Pictures in the data below are not part of the copy; transcribe everything else exactly.

========

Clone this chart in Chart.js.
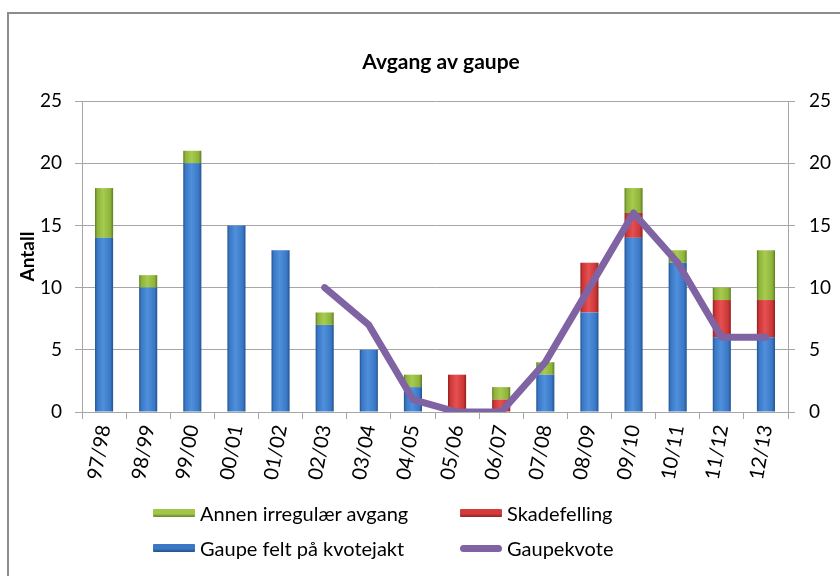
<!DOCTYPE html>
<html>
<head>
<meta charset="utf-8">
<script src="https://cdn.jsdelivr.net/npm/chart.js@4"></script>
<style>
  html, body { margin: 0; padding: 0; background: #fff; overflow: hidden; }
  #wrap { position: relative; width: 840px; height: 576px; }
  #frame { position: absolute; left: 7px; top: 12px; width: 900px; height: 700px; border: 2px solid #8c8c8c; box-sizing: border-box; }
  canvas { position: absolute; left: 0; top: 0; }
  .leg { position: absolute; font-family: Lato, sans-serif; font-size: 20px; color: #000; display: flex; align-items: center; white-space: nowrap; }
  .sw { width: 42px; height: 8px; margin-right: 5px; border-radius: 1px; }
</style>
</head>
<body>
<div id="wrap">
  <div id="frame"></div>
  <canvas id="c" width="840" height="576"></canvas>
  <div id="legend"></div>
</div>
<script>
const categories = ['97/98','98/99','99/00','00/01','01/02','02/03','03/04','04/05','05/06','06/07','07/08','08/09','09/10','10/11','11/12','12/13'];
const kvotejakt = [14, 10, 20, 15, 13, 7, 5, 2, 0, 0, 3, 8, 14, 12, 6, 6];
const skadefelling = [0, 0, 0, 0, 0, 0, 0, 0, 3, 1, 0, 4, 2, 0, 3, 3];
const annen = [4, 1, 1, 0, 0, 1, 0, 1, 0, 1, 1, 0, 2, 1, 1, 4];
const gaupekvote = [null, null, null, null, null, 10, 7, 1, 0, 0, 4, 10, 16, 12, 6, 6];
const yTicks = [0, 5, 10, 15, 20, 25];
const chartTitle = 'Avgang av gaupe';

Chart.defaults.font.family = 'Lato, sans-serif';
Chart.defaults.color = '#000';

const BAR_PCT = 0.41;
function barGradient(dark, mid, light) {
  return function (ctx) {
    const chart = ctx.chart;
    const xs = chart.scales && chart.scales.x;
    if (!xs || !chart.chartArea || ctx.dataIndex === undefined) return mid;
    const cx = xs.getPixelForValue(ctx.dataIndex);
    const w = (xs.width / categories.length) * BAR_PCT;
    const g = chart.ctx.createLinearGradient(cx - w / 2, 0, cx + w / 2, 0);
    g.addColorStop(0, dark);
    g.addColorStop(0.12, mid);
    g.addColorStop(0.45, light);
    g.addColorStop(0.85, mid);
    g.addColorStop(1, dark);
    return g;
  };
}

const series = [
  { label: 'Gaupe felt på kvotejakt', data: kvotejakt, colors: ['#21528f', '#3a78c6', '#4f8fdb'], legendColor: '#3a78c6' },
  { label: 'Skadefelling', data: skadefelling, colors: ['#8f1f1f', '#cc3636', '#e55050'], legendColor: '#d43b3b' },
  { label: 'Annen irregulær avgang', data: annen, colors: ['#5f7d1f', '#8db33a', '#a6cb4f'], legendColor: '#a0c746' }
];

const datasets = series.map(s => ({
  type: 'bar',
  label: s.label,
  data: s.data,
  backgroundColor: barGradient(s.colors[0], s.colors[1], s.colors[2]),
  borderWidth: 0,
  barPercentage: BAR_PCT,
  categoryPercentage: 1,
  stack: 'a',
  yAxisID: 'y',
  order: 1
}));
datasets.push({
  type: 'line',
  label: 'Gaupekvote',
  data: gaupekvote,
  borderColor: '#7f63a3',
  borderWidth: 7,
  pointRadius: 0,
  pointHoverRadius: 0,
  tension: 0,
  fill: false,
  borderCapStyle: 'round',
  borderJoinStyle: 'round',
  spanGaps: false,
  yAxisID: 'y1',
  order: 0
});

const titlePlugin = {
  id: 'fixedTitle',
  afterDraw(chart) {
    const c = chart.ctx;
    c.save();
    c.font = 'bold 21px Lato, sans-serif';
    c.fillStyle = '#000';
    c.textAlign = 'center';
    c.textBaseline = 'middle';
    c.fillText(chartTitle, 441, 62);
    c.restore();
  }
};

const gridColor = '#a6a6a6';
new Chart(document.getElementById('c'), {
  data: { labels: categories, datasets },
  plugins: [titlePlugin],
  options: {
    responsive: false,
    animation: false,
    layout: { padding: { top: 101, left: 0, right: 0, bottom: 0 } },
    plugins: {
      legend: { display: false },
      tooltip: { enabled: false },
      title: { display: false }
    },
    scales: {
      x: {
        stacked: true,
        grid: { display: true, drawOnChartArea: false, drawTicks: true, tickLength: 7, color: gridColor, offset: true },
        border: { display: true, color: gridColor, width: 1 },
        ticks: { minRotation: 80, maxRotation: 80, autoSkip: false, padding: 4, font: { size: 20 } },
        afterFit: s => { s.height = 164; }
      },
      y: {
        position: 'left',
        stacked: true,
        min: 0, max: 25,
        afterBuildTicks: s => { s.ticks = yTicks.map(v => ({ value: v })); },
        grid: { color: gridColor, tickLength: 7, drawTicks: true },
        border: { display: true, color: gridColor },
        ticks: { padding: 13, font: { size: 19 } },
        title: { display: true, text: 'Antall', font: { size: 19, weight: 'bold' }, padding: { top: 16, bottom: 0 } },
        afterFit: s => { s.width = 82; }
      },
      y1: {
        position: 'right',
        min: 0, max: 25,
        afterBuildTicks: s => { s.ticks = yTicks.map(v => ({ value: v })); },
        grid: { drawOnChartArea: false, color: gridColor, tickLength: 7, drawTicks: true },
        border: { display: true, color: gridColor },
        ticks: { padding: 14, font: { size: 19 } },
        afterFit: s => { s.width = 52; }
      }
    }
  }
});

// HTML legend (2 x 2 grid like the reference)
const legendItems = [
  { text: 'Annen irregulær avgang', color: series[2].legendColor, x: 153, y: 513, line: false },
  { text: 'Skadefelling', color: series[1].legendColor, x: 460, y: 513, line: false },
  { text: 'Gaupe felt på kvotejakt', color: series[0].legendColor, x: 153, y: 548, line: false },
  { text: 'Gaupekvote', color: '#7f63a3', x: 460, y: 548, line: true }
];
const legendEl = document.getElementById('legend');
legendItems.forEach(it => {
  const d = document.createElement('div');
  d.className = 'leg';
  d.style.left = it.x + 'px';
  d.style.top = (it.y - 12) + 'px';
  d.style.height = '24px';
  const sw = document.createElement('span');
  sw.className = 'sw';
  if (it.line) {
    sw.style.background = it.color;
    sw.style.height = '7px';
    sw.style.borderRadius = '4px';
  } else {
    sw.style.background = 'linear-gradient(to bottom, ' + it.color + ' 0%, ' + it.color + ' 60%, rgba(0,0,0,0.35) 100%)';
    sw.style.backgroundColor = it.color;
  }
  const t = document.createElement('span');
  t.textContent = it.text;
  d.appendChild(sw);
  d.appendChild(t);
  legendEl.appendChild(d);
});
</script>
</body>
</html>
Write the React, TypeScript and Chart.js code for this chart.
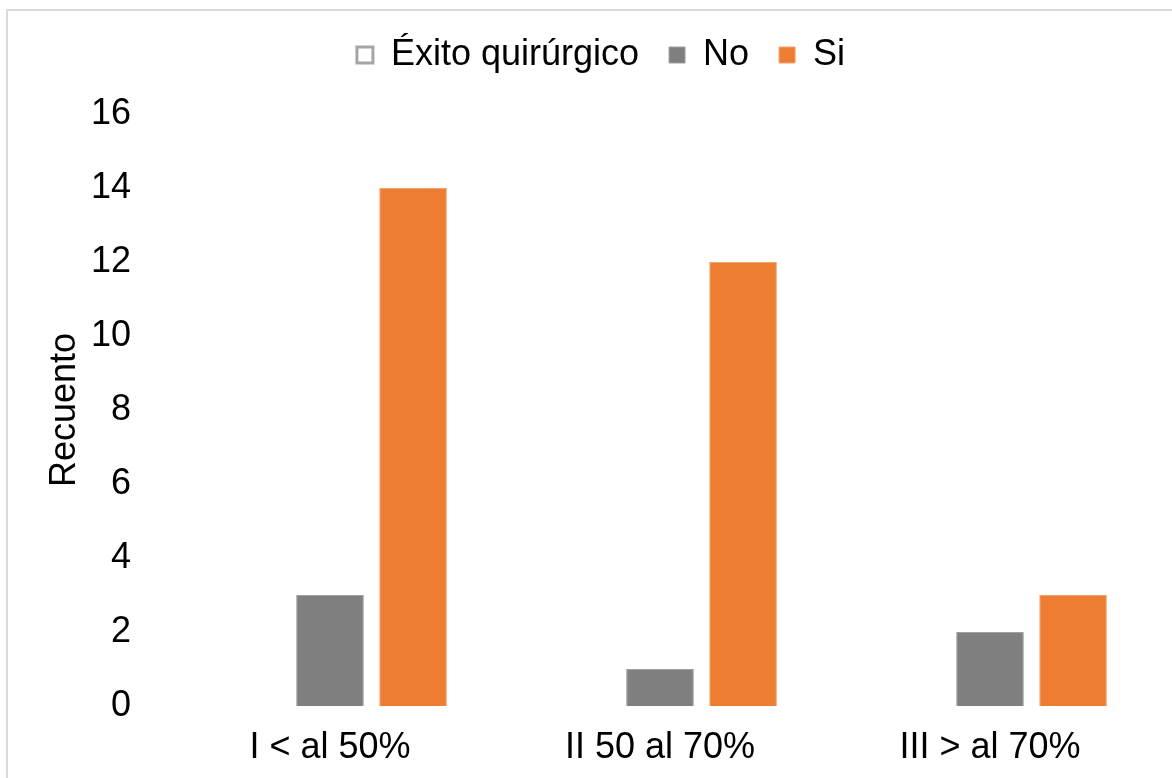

========

# [Output of the exercise]
Clone this chart in Chart.js.
<!DOCTYPE html>
<html>
<head>
<meta charset="utf-8">
<script src="https://cdn.jsdelivr.net/npm/chart.js@4"></script>
<style>
  html, body { margin: 0; padding: 0; background: #fff; overflow: hidden; }
  #wrap { position: relative; width: 840px; height: 576px; }
  #frame { position: absolute; left: 7px; top: 12px; width: 900px; height: 700px; border: 2px solid #8c8c8c; box-sizing: border-box; }
  canvas { position: absolute; left: 0; top: 0; }
  .leg { position: absolute; font-family: Lato, sans-serif; font-size: 20px; color: #000; display: flex; align-items: center; white-space: nowrap; }
  .sw { width: 42px; height: 8px; margin-right: 5px; border-radius: 1px; }
</style>
</head>
<body>
<div id="wrap">
  <div id="frame"></div>
  <canvas id="c" width="840" height="576"></canvas>
  <div id="legend"></div>
</div>
<script>
const categories = ['97/98','98/99','99/00','00/01','01/02','02/03','03/04','04/05','05/06','06/07','07/08','08/09','09/10','10/11','11/12','12/13'];
const kvotejakt = [14, 10, 20, 15, 13, 7, 5, 2, 0, 0, 3, 8, 14, 12, 6, 6];
const skadefelling = [0, 0, 0, 0, 0, 0, 0, 0, 3, 1, 0, 4, 2, 0, 3, 3];
const annen = [4, 1, 1, 0, 0, 1, 0, 1, 0, 1, 1, 0, 2, 1, 1, 4];
const gaupekvote = [null, null, null, null, null, 10, 7, 1, 0, 0, 4, 10, 16, 12, 6, 6];
const yTicks = [0, 5, 10, 15, 20, 25];
const chartTitle = 'Avgang av gaupe';

Chart.defaults.font.family = 'Lato, sans-serif';
Chart.defaults.color = '#000';

const BAR_PCT = 0.41;
function barGradient(dark, mid, light) {
  return function (ctx) {
    const chart = ctx.chart;
    const xs = chart.scales && chart.scales.x;
    if (!xs || !chart.chartArea || ctx.dataIndex === undefined) return mid;
    const cx = xs.getPixelForValue(ctx.dataIndex);
    const w = (xs.width / categories.length) * BAR_PCT;
    const g = chart.ctx.createLinearGradient(cx - w / 2, 0, cx + w / 2, 0);
    g.addColorStop(0, dark);
    g.addColorStop(0.12, mid);
    g.addColorStop(0.45, light);
    g.addColorStop(0.85, mid);
    g.addColorStop(1, dark);
    return g;
  };
}

const series = [
  { label: 'Gaupe felt på kvotejakt', data: kvotejakt, colors: ['#21528f', '#3a78c6', '#4f8fdb'], legendColor: '#3a78c6' },
  { label: 'Skadefelling', data: skadefelling, colors: ['#8f1f1f', '#cc3636', '#e55050'], legendColor: '#d43b3b' },
  { label: 'Annen irregulær avgang', data: annen, colors: ['#5f7d1f', '#8db33a', '#a6cb4f'], legendColor: '#a0c746' }
];

const datasets = series.map(s => ({
  type: 'bar',
  label: s.label,
  data: s.data,
  backgroundColor: barGradient(s.colors[0], s.colors[1], s.colors[2]),
  borderWidth: 0,
  barPercentage: BAR_PCT,
  categoryPercentage: 1,
  stack: 'a',
  yAxisID: 'y',
  order: 1
}));
datasets.push({
  type: 'line',
  label: 'Gaupekvote',
  data: gaupekvote,
  borderColor: '#7f63a3',
  borderWidth: 7,
  pointRadius: 0,
  pointHoverRadius: 0,
  tension: 0,
  fill: false,
  borderCapStyle: 'round',
  borderJoinStyle: 'round',
  spanGaps: false,
  yAxisID: 'y1',
  order: 0
});

const titlePlugin = {
  id: 'fixedTitle',
  afterDraw(chart) {
    const c = chart.ctx;
    c.save();
    c.font = 'bold 21px Lato, sans-serif';
    c.fillStyle = '#000';
    c.textAlign = 'center';
    c.textBaseline = 'middle';
    c.fillText(chartTitle, 441, 62);
    c.restore();
  }
};

const gridColor = '#a6a6a6';
new Chart(document.getElementById('c'), {
  data: { labels: categories, datasets },
  plugins: [titlePlugin],
  options: {
    responsive: false,
    animation: false,
    layout: { padding: { top: 101, left: 0, right: 0, bottom: 0 } },
    plugins: {
      legend: { display: false },
      tooltip: { enabled: false },
      title: { display: false }
    },
    scales: {
      x: {
        stacked: true,
        grid: { display: true, drawOnChartArea: false, drawTicks: true, tickLength: 7, color: gridColor, offset: true },
        border: { display: true, color: gridColor, width: 1 },
        ticks: { minRotation: 80, maxRotation: 80, autoSkip: false, padding: 4, font: { size: 20 } },
        afterFit: s => { s.height = 164; }
      },
      y: {
        position: 'left',
        stacked: true,
        min: 0, max: 25,
        afterBuildTicks: s => { s.ticks = yTicks.map(v => ({ value: v })); },
        grid: { color: gridColor, tickLength: 7, drawTicks: true },
        border: { display: true, color: gridColor },
        ticks: { padding: 13, font: { size: 19 } },
        title: { display: true, text: 'Antall', font: { size: 19, weight: 'bold' }, padding: { top: 16, bottom: 0 } },
        afterFit: s => { s.width = 82; }
      },
      y1: {
        position: 'right',
        min: 0, max: 25,
        afterBuildTicks: s => { s.ticks = yTicks.map(v => ({ value: v })); },
        grid: { drawOnChartArea: false, color: gridColor, tickLength: 7, drawTicks: true },
        border: { display: true, color: gridColor },
        ticks: { padding: 14, font: { size: 19 } },
        afterFit: s => { s.width = 52; }
      }
    }
  }
});

// HTML legend (2 x 2 grid like the reference)
const legendItems = [
  { text: 'Annen irregulær avgang', color: series[2].legendColor, x: 153, y: 513, line: false },
  { text: 'Skadefelling', color: series[1].legendColor, x: 460, y: 513, line: false },
  { text: 'Gaupe felt på kvotejakt', color: series[0].legendColor, x: 153, y: 548, line: false },
  { text: 'Gaupekvote', color: '#7f63a3', x: 460, y: 548, line: true }
];
const legendEl = document.getElementById('legend');
legendItems.forEach(it => {
  const d = document.createElement('div');
  d.className = 'leg';
  d.style.left = it.x + 'px';
  d.style.top = (it.y - 12) + 'px';
  d.style.height = '24px';
  const sw = document.createElement('span');
  sw.className = 'sw';
  if (it.line) {
    sw.style.background = it.color;
    sw.style.height = '7px';
    sw.style.borderRadius = '4px';
  } else {
    sw.style.background = 'linear-gradient(to bottom, ' + it.color + ' 0%, ' + it.color + ' 60%, rgba(0,0,0,0.35) 100%)';
    sw.style.backgroundColor = it.color;
  }
  const t = document.createElement('span');
  t.textContent = it.text;
  d.appendChild(sw);
  d.appendChild(t);
  legendEl.appendChild(d);
});
</script>
</body>
</html>
Write the React, TypeScript and Chart.js code for this chart.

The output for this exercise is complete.